It was a classic movie tag-line -  "In space no one can hear you scream." Forty years ago the film that birthed the wildly successful ALIEN franchise introduced the crew of the deep space tug Nostromo, awakened from stasis during a voyage home to Earth when their ship’s computer detects what is believed to be an alien distress signal coming from the desolate nearby moon, LV-426.

The name of that moon has given the date to ALIEN DAY on April 26th, while on April 24 the all-new 4K Ultra HD Blu-ray of the original ALIEN will be available in Australia.

We have FIVE copies to give away, and you can enter by clicking HERE, or on the pack shot to the right.

Even in that first movie there was not one single alien design. Director Ridley Scott and  Swiss painter Hans Ruedi Giger envisioned an evolution of alien forms in that first movie, and on into subsequent adventures.

Let's check out six key stages. Just don't lean in too closely to that egg...

The Facehugger, Alien 1979

The Facehugger was the world's first exposure to xenomorphs. With a scorpion like appearance, the Facehugger was originally meant to be much larger and possess eyes (much like an octopus with tentacles). As its name suggests the alien attempts to attach itself to people’s faces. With one of these wrapped around and inside your throat, you're going to need a lie down. Cut it off? Nope,  acidic blood strong enough to boil through a ship's hull. Oops.

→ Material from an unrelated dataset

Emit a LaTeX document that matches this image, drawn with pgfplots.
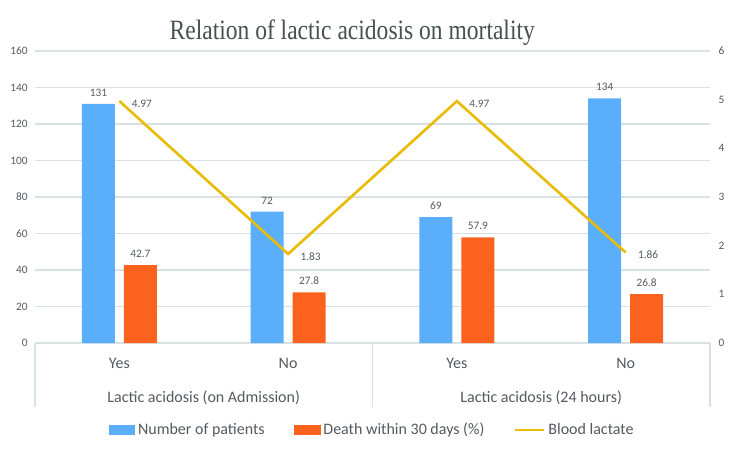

The Chestburster, Alien, 1979

This creature finds life by bursting through its host's ribcage, regardless of whether it’s in its final form or not, an act supposedly inspired by Francis Bacon’s painting ‘Three Studies for Figures at the Base of Crucifixion’. And have you ever wondered why everyone looks terrified as the scene unfolds? It wasn't entirely acting - the director withheld the exact details of the scene in order to elicit genuine terror. Nice chaps, directors.

The Xenomorph, Alien, 1979

This alien was portrayed by Bolaji Badejo, a 6’10” visual artist/actor of Massai descent, who was discovered in a Soho pub (of course) by a member of Scott's casting team. Presented as the ‘perfect organism’, the Xenomorph is agile, intelligent, sometimes even aquatic - and if you do meet one in a pub, best not to spill its pint.

The Queen, Aliens, 1986

In Aliens it’s uncovered that Xenomorphs come from bee-like hives, with their sole imperatives being to impregnate new hosts, and protect their queen. The Queen's most awe-inspiring feat? Impaling Bishop with her tail, before tearing him in half. Who's Queen?

The Doggomorph, Alien 3, 1992

The slightly silly Doggomorph proved that aliens really do take on characteristics of their hosts, when an alien impregnated a Rottweiler instead of a human. It scared the hair clean off off Ripley... 

The Newborn, Alien: Resurrection, 1997

The Newborn is a test-tube baby of sorts, created from both human and alien DNA. In this case, the DNA was extracted from Ripley after her death on Fury 161, because you know, why wouldn't you? The animatronic model was hugely complex and required nine puppeteers to operate.